Irish consumers will be able to bear the cost of higher interest rates as SSIA holders divert their funds to pay off debts, a leading stockbroking firms said today.
Writing in his firm's latest economic commentary, Dermot O'Leary, chief economist with Goodbody stockbrokers, estimates that the household debt burden will continue to increase in line with higher interest rates.
The burden of covering interest on debt - which was estimated at 5.4 per cent of disposable income in 2005 - is set to rise by 9.9 per cent in 2008 as the ECB increases interest rates.
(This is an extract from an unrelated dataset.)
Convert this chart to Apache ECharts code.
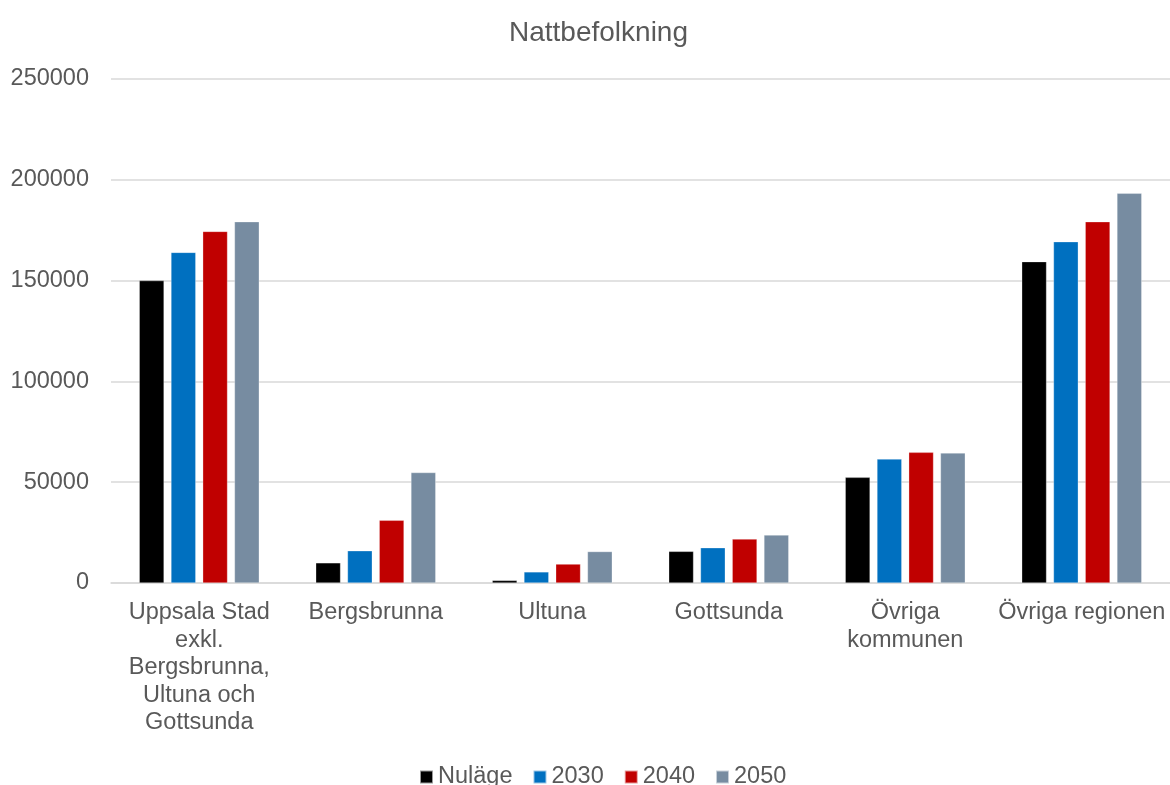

Mr O'Leary's bases his forecasts on the ECB increasing rates by a further half point in 2006, before increasing to 3.5 per cent by the end of 2007 and 3.75 per cent by the end of 2008.
He highlights consumer spending as a key driver of growth in the near term. "Following a surge in consumption growth in 2007 of 7 per cent associated with the €15.7 billion released from SSIAs, base effects will contribute to a marked slowdown in the following year."
The construction sector which has underpinned recent growth will inevitably slow, but some of the slack from slower house builing will be taken by larger infrastructure projects, according to Mr O'Leary's analysis.
Despite rising indebtedness the overall outlook for the economy remains positive given the favourable population structure and healthy state of the public finances.
"While we expect economic growth to slow to closer to trend levels in 2008, we do not anticipate a sharp adjustment. Moreover, GDP growth of close to 4 per cent in that year would still be impressive in an international context"
Such a scenario would be deserving of the tag of a "perfect soft landing," Mr O'Leary concludes.